Actuellement, le groupe n’est pas encore activement partie prenante du processus, mais des rencontres ont eu lieu. Nous continuons à maintenir des relations harmonieuses […]. Nous souhaitons qu’il en demeure ainsi afin que toutes les parties y trouvent leur compte, précise-t-il.

De son côté, le président-directeur de la Scierie Saint-Michel, Jean-François Champoux, dit être en attente des résultats des rencontres entre Manawan et le ministère.

Jean-François Champoux assis derrière son bureau avec une casquette sur la tête.

Le président-directeur de Scierie Saint-Michel, Jean-François Champoux, espère que le dossier va se régler rapidement. (Photo d’archives)

Photo : Radio-Canada / Marie-Laure Josselin

Depuis le retour des fêtes, les discussions se sont accentuées. On a mis le poing sur la table avec le gouvernement, surtout que le bois qui est là est à risque de se détériorer, il faut le sortir avant la fin de l’hiver, explique Jean-François Champoux.

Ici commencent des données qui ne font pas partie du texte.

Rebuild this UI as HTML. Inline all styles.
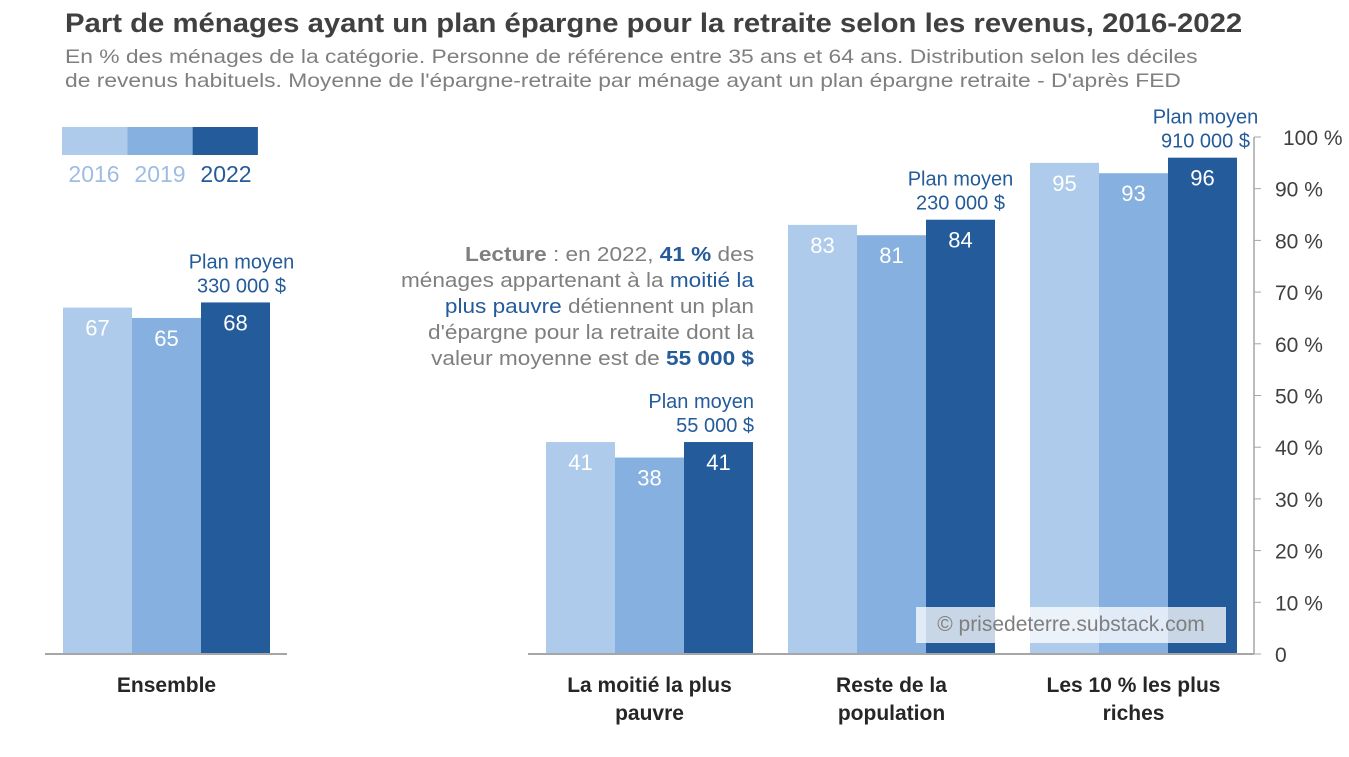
<!DOCTYPE html>
<html><head><meta charset="utf-8"><style>
body{margin:0;background:#fff;font-family:"Liberation Sans",sans-serif}
#wrap{position:relative;width:1349px;height:757px;overflow:hidden}
.t{position:absolute;white-space:nowrap}
</style></head><body>
<div id="wrap">
<div class="t" style="left:65px;top:8px;font-size:27px;font-weight:bold;color:#404040;transform:scaleX(1.085);transform-origin:0 0">Part de ménages ayant un plan épargne pour la retraite selon les revenus, 2016-2022</div>
<div class="t" style="left:65px;top:45px;font-size:19.5px;line-height:24px;color:#7f7f7f;transform:scaleX(1.17);transform-origin:0 0">En % des ménages de la catégorie. Personne de référence entre 35 ans et 64 ans. Distribution selon les déciles<br>de revenus habituels. Moyenne de l'épargne-retraite par ménage ayant un plan épargne retraite - D'après FED</div>
<div class="t" style="left:354px;top:242px;width:400px;text-align:right;font-size:20px;line-height:26px;color:#7f7f7f;transform:scaleX(1.13);transform-origin:100% 0"><b>Lecture</b> : en 2022, <b style="color:#245b9a">41 %</b> des<br>ménages appartenant à la <span style="color:#245b9a">moitié la</span><br><span style="color:#245b9a">plus pauvre</span> détiennent un plan<br>d'épargne pour la retraite dont la<br>valeur moyenne est de <b style="color:#245b9a">55 000 $</b></div>
<svg id="svg" width="1349" height="757" style="position:absolute;left:0;top:0"></svg>
<div class="t" style="left:916px;top:607px;width:310px;height:36px;background:rgba(255,255,255,0.75);font-size:21px;line-height:36px;text-align:center;color:#7f7f7f">© prisedeterre.substack.com</div>
</div>
<script>
const categories=["Ensemble","La moitié la plus|pauvre","Reste de la|population","Les 10 %  les plus|riches"];
const years=["2016","2019","2022"];
const v2016=[67,41,83,95];
const v2019=[65,38,81,93];
const v2022=[68,41,84,96];
const avgPlan=["330 000 $","55 000 $","230 000 $","910 000 $"];
const yTicks=[0,10,20,30,40,50,60,70,80,90,100];
const colors=["#aecbeb","#85b0e0","#245b9a"];
const groupX=[63,546,788,1030], barW=69;
const y=v=>654-v*5.17;
const svg=document.getElementById('svg');const NS="http://www.w3.org/2000/svg";
function mk(t,a,txt){const e=document.createElementNS(NS,t);for(const k in a)e.setAttribute(k,a[k]);if(txt!=null)e.textContent=txt;svg.appendChild(e);return e;}
const series=[v2016,v2019,v2022];
categories.forEach((c,i)=>{
  series.forEach((s,j)=>{
    const x=groupX[i]+j*barW;
    const r=mk('rect',{x:x,y:y(s[i]),width:barW,height:654-y(s[i]),fill:colors[j]});
    
    
    const t=mk('text',{x:x+barW/2,y:y(s[i])+28,'text-anchor':'middle','font-size':22,fill:'#fff'},s[i]);
    
    
  });
  const top=y(v2022[i]);
  let cx=groupX[i]+2.5*barW, anchor='middle';
  if(i===0)cx+=6;
  if(i===3)cx+=3;
  if(i===1){cx=groupX[i]+3*barW+1;anchor='end';}
  const a1=mk('text',{x:cx,y:top-34,'text-anchor':anchor,'font-size':20,fill:'#245b9a'},'Plan moyen');
  
  
  const a2=mk('text',{x:cx,y:top-10,'text-anchor':anchor,'font-size':20,fill:'#245b9a'},avgPlan[i]);
  
  
  c.split('|').forEach((ln,k)=>{
    const t=mk('text',{x:groupX[i]+1.5*barW,y:692+k*28,'text-anchor':'middle','font-size':21,'font-weight':'bold',fill:'#262626','xml:space':'preserve'},ln);
    
    
  });
});
let b=mk('line',{x1:45,x2:287,y1:654,y2:654,stroke:'#a6a6a6','stroke-width':2});

b=mk('line',{x1:528,x2:1254,y1:654,y2:654,stroke:'#a6a6a6','stroke-width':2});

b=mk('line',{x1:1254,x2:1254,y1:y(100),y2:654,stroke:'#a6a6a6','stroke-width':1.5});

yTicks.forEach(v=>{
  const l=mk('line',{x1:1254,x2:1261,y1:y(v),y2:y(v),stroke:'#a6a6a6'});
  
  
  const t=mk('text',{x:v===100?1283:1275,y:y(v)+8,'font-size':21,fill:'#404040'},v===0?'0':v+' %');
  
  
});
const legCol=['#9dbde3','#9dbde3','#245b9a'];
years.forEach((yr,j)=>{
  const r=mk('rect',{x:62+j*65.3,y:127,width:65.3,height:28,fill:colors[j]});
  
  
  const t=mk('text',{x:94+j*66,y:182,'text-anchor':'middle','font-size':23,fill:legCol[j]},yr);
  
  
});
</script>
</body></html>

Sa compagnie est impliquée dans l’affaire de l’érablière. Si ses camions ne passent plus par le kilomètre 60, il dit réussir quand même à maintenir des activités en allant dans d’autres secteurs. Il dit aussi avoir déposé une offre de partenariat économique à Manawan.

Des carrés de tentes sous la neige avec un chiot devant.

Jour et nuit, quelqu’un maintient la garde au barrage. L’objectif est d’empêcher les équipements forestiers de passer, mais avant tout, de faire de la sensibilisation.

Photo : Radio-Canada / Marie-Laure Josselin

Un échéancier pour chacune des recommandations a été proposé. Il s’échelonne de quelques mois à quelques années, selon le ministère.

La mise en œuvre de celles-ci représente toutefois un grand défi, indique Anik Martel, puisque les actions à mettre en œuvre sont nombreuses et nécessitent des efforts importants de toutes les parties concernées. D’autant plus qu’il faut intégrer des solutions durables et cohérentes dans le respect des obligations et de la volonté de chaque partie.

Manawan se donne trois ans pour mettre en œuvre toutes les recommandations.

Fin 2021, les chefs de territoire atikamekw avaient fait part de leur ras-le-bol, d’abord à leur conseil, puis au premier ministre du Québec. Ils dénonçaient des consultations bidon, un appétit vorace des forestières, la dévastation de leur territoire, le non-respect des ententes, mais aussi le montant des redevances qu’ils qualifiaient de ridicule.

Manawan a, dans la foulée, mis en place plusieurs moyens de pression, dont un moratoire et le barrage au kilomètre 60.